WHAT THE TASK REQUIRES
Where does the string "this" appear? Copy every line of the entries below that holds it.

- - -

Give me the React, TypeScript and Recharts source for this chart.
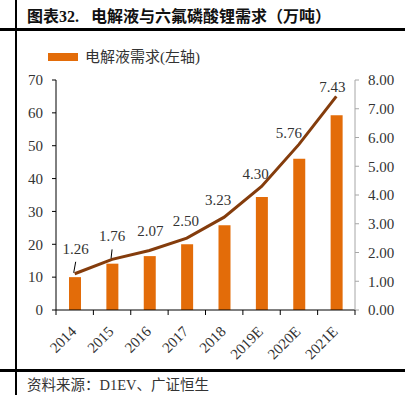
import React from 'react'
import { Bar, ComposedChart, LabelList, Line, XAxis, YAxis } from 'recharts'

const categories = ['2014', '2015', '2016', '2017', '2018', '2019E', '2020E', '2021E']
const electrolyteDemand = [10.0, 14.1, 16.4, 20.0, 25.8, 34.4, 46.0, 59.3]
const lipf6Demand = [1.26, 1.76, 2.07, 2.5, 3.23, 4.3, 5.76, 7.43]
const leftTicks = [0, 10, 20, 30, 40, 50, 60, 70]
const rightTicks = [0, 1, 2, 3, 4, 5, 6, 7, 8]

const data = categories.map((year, i) => ({
  year,
  electrolyte: electrolyteDemand[i],
  lipf6: lipf6Demand[i]
}))

const serif = "'Liberation Serif', 'Noto Sans CJK SC', serif"
const PLOT_W = 299
const bandW = PLOT_W / categories.length

// label shifts [dx, dy] relative to the line point, text centre
const labelShift = [
  [1, -25], [0, -23], [1, -19], [-1, -17], [-6, -17], [-6, -12], [-10, -11], [-4, -9]
]

function LineLabel (props: any) {
  const { x, y, value, index } = props
  const [dx, dy] = labelShift[index] || [0, -15]
  return (
    <g>
      {index === 0 && <line x1={x + 1} y1={y - 12} x2={x - 1} y2={y - 1} stroke="#000" strokeWidth={1} />}
      {index === 1 && <line x1={x} y1={y - 10} x2={x - 1} y2={y - 1} stroke="#000" strokeWidth={1} />}
      <text x={x + dx} y={y + dy} textAnchor="middle" dominantBaseline="central"
        fontFamily={serif} fontSize={15} fill="#333">
        {Number(value).toFixed(2)}
      </text>
    </g>
  )
}

function XTick (props: any) {
  const { x, y, payload, index } = props
  const last = index === categories.length - 1
  return (
    <g>
      <line x1={x - bandW / 2} y1={y} x2={x - bandW / 2} y2={y + 5} stroke="#000" />
      {last && <line x1={x + bandW / 2} y1={y} x2={x + bandW / 2} y2={y + 5} stroke="#000" />}
      <text x={x - 1} y={y + 19} textAnchor="end" dominantBaseline="central"
        transform={`rotate(-45, ${x - 1}, ${y + 19})`}
        fontFamily={serif} fontSize={15} fill="#333">
        {payload.value}
      </text>
    </g>
  )
}

export default function App () {
  return (
    <div style={{ position: 'absolute', left: 0, top: 0, width: 413, height: 395, background: '#fff', overflow: 'hidden' }}>
      <div style={{ position: 'absolute', left: 27, top: 3, fontFamily: serif, fontWeight: 'bold', fontSize: 16, color: '#111', whiteSpace: 'nowrap' }}>
        图表32.&nbsp;&nbsp;&nbsp;电解液与六氟磷酸锂需求（万吨）
      </div>
      <div style={{ position: 'absolute', left: 15, top: 0, width: 2, height: 395, background: '#000' }} />
      <div style={{ position: 'absolute', left: 0, top: 28, width: 405, height: 3, background: '#000' }} />
      <div style={{ position: 'absolute', left: 0, top: 369, width: 405, height: 2.5, background: '#000' }} />
      <div style={{ position: 'absolute', left: 48, top: 53, width: 30, height: 8, background: '#E36C09' }} />
      <div style={{ position: 'absolute', left: 85, top: 47, fontFamily: serif, fontSize: 15, color: '#333', whiteSpace: 'nowrap', lineHeight: '20px' }}>
        电解液需求(左轴)
      </div>
      <div style={{ position: 'absolute', left: 27, top: 376, fontFamily: serif, fontSize: 14.5, color: '#333', whiteSpace: 'nowrap', lineHeight: '18px' }}>
        资料来源：D1EV、广证恒生
      </div>
      <div style={{ position: 'absolute', left: 0, top: 0 }}>
        <ComposedChart width={413} height={395} data={data}
          margin={{ top: 80, right: 8, bottom: 25, left: 0 }}>
          <XAxis dataKey="year" height={60} axisLine={{ stroke: '#000' }} tickLine={false}
            tickSize={0} tickMargin={0} tick={<XTick />} interval={0} />
          <YAxis yAxisId="left" orientation="left" width={56} domain={[0, 70]} ticks={leftTicks}
            axisLine={{ stroke: '#000' }} tickLine={{ stroke: '#000' }} tickSize={4} tickMargin={9}
            tick={{ fontFamily: serif, fontSize: 15, fill: '#333' }} interval={0} />
          <YAxis yAxisId="right" orientation="right" width={50} domain={[0, 8]} ticks={rightTicks}
            axisLine={{ stroke: '#a6a6a6' }} tickLine={{ stroke: '#a6a6a6' }} tickSize={4} tickMargin={9}
            tickFormatter={(v: number) => v.toFixed(2)}
            tick={{ fontFamily: serif, fontSize: 15, fill: '#333' }} interval={0} />
          <Bar yAxisId="left" dataKey="electrolyte" fill="#E36C09" barSize={12} isAnimationActive={false} />
          <Line yAxisId="right" dataKey="lipf6" type="linear" stroke="#843C0C" strokeWidth={3}
            dot={false} activeDot={false} isAnimationActive={false}>
            <LabelList dataKey="lipf6" content={<LineLabel />} />
          </Line>
        </ComposedChart>
      </div>
    </div>
  )
}
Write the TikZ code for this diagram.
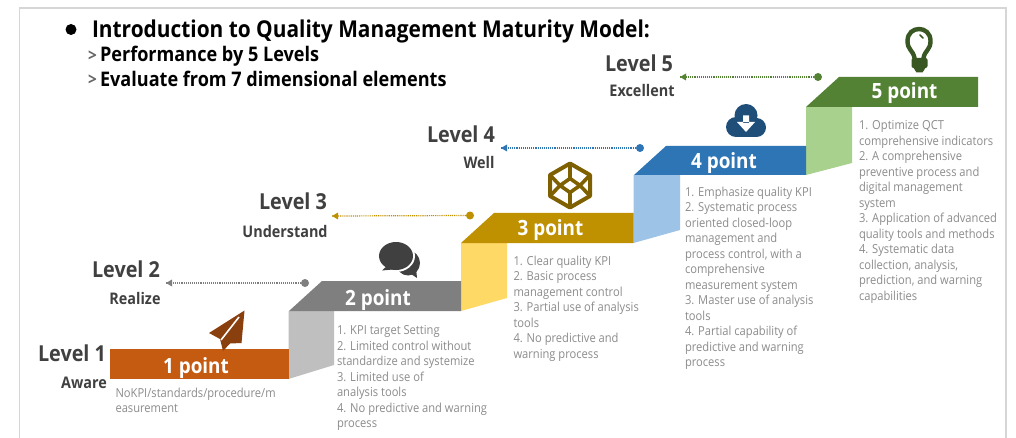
\documentclass[tikz,border=0pt]{standalone}
\usepackage{fontspec}
\setmainfont[FakeStretch=0.9]{Open Sans}
\usetikzlibrary{arrows.meta}
\definecolor{bOne}{HTML}{C55A11}\definecolor{bTwo}{HTML}{7F7F7F}\definecolor{bThree}{HTML}{BF9000}
\definecolor{bFour}{HTML}{2E75B6}\definecolor{bFive}{HTML}{548235}
\definecolor{rTwo}{HTML}{BFBFBF}\definecolor{rThree}{HTML}{FFD966}\definecolor{rFour}{HTML}{9DC3E6}\definecolor{rFive}{HTML}{A9D18E}
\definecolor{iOne}{HTML}{8A3F0E}\definecolor{iTwo}{HTML}{404040}\definecolor{iThree}{HTML}{7F6000}\definecolor{iFour}{HTML}{1F4E79}\definecolor{iFive}{HTML}{385723}
\definecolor{descgray}{HTML}{8C8C8C}\definecolor{lvl}{HTML}{404040}
\tikzset{
 every node/.style={inner sep=0pt,outer sep=0pt},
 title/.style={anchor=base west,font=\bfseries\fontsize{23.2}{26}\selectfont,text=black},
 subt/.style={anchor=base west,font=\bfseries\fontsize{20.1}{22}\selectfont,text=black},
 gt/.style={anchor=base west,font=\bfseries\fontsize{17}{18}\selectfont,text=black!60},
 lvlname/.style={anchor=base,font=\bfseries\fontsize{22}{24}\selectfont,text=lvl},
 lvlsub/.style={anchor=base,font=\bfseries\fontsize{16}{17}\selectfont,text=lvl},
 pts/.style={anchor=base,font=\bfseries\fontsize{21}{24}\selectfont,text=white},
 desc/.style={anchor=north west,align=left,text=descgray,font=\fontsize{12.4}{15.5}\selectfont},
}
\newcommand{\leader}[3]{%
 \fill[#1] (#2) circle (4);
 \draw[#1,line width=1.2pt,dash pattern=on 1pt off 0.9pt] (#2) -- (#3);
 \fill[#1] (#3) -- ++(6,-3.5) -- ++(0,7) -- cycle;
}
\begin{document}
\begin{tikzpicture}[x=1pt,y=-1pt]
\useasboundingbox (0,0) rectangle (1016,438);
\fill[white] (0,0) rectangle (1016,438);
% frame
\draw[black!16,line width=1.6pt] (19.5,438) -- (19.5,8) -- (1006,8) -- (1006,438);
% heading
\fill[black] (71,29.5) circle (5.5);
\node[title] (t0) at (92,38) {Introduction to Quality Management Maturity Model:};
\node[gt] (g1) at (88,61.5) {>};
\node[subt] (t1) at (100,62) {Performance by 5 Levels};
\node[gt] (g2) at (88,86) {>};
\node[subt] (t2) at (100,86.5) {Evaluate from 7 dimensional elements};
% risers
\fill[rTwo] (288.5,311) -- (334,311) -- (334,365) -- (288.5,379) -- cycle;
\fill[rThree] (461,243) -- (507,243) -- (507,298) -- (461,311) -- cycle;
\fill[rFour] (633.5,175) -- (680,175) -- (680,230) -- (633.5,243) -- cycle;
\fill[rFive] (806,107) -- (852,107) -- (852,163) -- (806,175) -- cycle;
% bars
\fill[bOne] (110,349) rectangle (288.5,379);
\fill[bTwo] (289,311) -- (322,281) -- (461,281) -- (461,311) -- cycle;
\fill[bThree] (461,243) -- (494,213) -- (633.5,213) -- (633.5,243) -- cycle;
\fill[bFour] (634,175) -- (666,146) -- (806,146) -- (806,175) -- cycle;
\fill[bFive] (806,107) -- (839,77) -- (978,77) -- (978,107) -- cycle;
\node[pts] (p1) at (196,373.5) {1 point};
\node[pts] (p2) at (378,305) {2 point};
\node[pts] (p3) at (550.5,236) {3 point};
\node[pts] (p4) at (724,169) {4 point};
\node[pts] (p5) at (904.5,99) {5 point};
% level labels
\node[lvlname] (l1) at (72,361) {Level 1};
\node[lvlsub] (s1) at (84,388) {Aware};
\node[lvlname] (l2) at (126,277) {Level 2};
\node[lvlsub] (s2) at (135,304) {Realize};
\node[lvlname] (l3) at (293,210) {Level 3};
\node[lvlsub] (s3) at (285,237) {Understand};
\node[lvlname] (l4) at (461,143) {Level 4};
\node[lvlsub] (s4) at (479,169) {Well};
\node[lvlname] (l5) at (639,72) {Level 5};
\node[lvlsub] (s5) at (642,97) {Excellent};
% leaders
\coordinate (d2) at (305,283); \coordinate (a2) at (166,283);
\coordinate (d3) at (470,215.5); \coordinate (a3) at (332,216);
\coordinate (d4) at (640,148); \coordinate (a4) at (501,148);
\coordinate (d5) at (818,77); \coordinate (a5) at (680,77);
\leader{bTwo}{d2}{a2}
\leader{bThree}{d3}{a3}
\leader{bFour}{d4}{a4}
\leader{bFive}{d5}{a5}
% descriptions
\node[desc] (x1) at (115.5,388) {NoKPI/standards/procedure/m\\easurement};
\node[desc] (x2) at (337,325.5) {1. KPI target Setting\\2. Limited control without\\standardize and systemize\\3. Limited use of\\analysis tools\\4. No predictive and warning\\process};
\node[desc] (x3) at (513.5,256) {1. Clear quality KPI\\2. Basic process\\management control\\3. Partial use of analysis\\tools\\4. No predictive and\\warning process};
\node[desc] (x4) at (685,187) {1. Emphasize quality KPI\\2. Systematic process\\oriented closed-loop\\management and\\process control, with a\\comprehensive\\measurement system\\3. Master use of analysis\\tools\\4. Partial capability of\\predictive and warning\\process};
\node[desc] (x5) at (859,120.5) {1. Optimize QCT\\comprehensive indicators\\2. A comprehensive\\preventive process and\\digital management\\system\\3. Application of advanced\\quality tools and methods\\4. Systematic data\\collection, analysis,\\prediction, and warning\\capabilities};
% icon: plane
\fill[iOne] (244.5,310.5) -- (209,333) -- (220,339) -- (223,351) -- (230,343.5) -- (241.5,343) -- cycle;
\draw[white,line width=1.6pt] (239,317) -- (221,340);
% icon: bubbles
\fill[iTwo] (408,263) ellipse (12 and 12.5);
\fill[iTwo] (405,270) -- (417,278) -- (416,268) -- cycle;
\fill[white] (396,256) ellipse (19 and 16);
\fill[iTwo] (396,256) ellipse (17 and 14);
\fill[iTwo] (388,265) -- (382,270.5) -- (398,269) -- cycle;
% icon: codepen
\draw[iThree,line width=4pt,line join=round]
 (570,163.5) -- (590,175) -- (590,196) -- (570,207.5) -- (550,196) -- (550,175) -- cycle;
\draw[iThree,line width=3.6pt,line join=round]
 (570,178.5) -- (580,185.5) -- (570,192.5) -- (560,185.5) -- cycle
 (570,163.5) -- (570,178.5) (570,192.5) -- (570,207.5)
 (550,175) -- (560,185.5) -- (550,196) (590,175) -- (580,185.5) -- (590,196);
% icon: cloud
\fill[iFour] (737,118) rectangle (756,137);
\fill[iFour] (736,127) circle (10);
\fill[iFour] (756.5,127.5) circle (9.5);
\fill[iFour] (746,115.5) circle (11.5);
\fill[white] (743,115.5) rectangle (749,123) (737,122) -- (755,122) -- (746,132) -- cycle;
% icon: bulb
\draw[iFive,line width=4.4pt,line cap=round] (914.5,58) .. controls (913,50) and (907.5,50) .. (907.5,41) .. controls (907.5,25) and (930.5,25) .. (930.5,41) .. controls (930.5,50) and (925,50) .. (923.5,58);
\draw[iFive,line width=1.6pt,line cap=round] (920,35) -- (923,38);
\fill[iFive,rounded corners=2pt] (911.5,58) rectangle (927.5,68);
\fill[iFive] (913,67) -- (926,67) -- (922.5,72.5) -- (916.5,72.5) -- cycle;
\end{tikzpicture}
\end{document}
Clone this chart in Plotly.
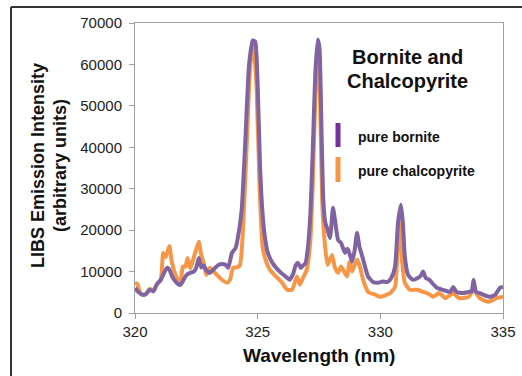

- - -

PROBLEM SOLUTION
Give me the React, TypeScript and Recharts source for this chart.
Write the TikZ code for this diagram.
Clone this chart in Plotly.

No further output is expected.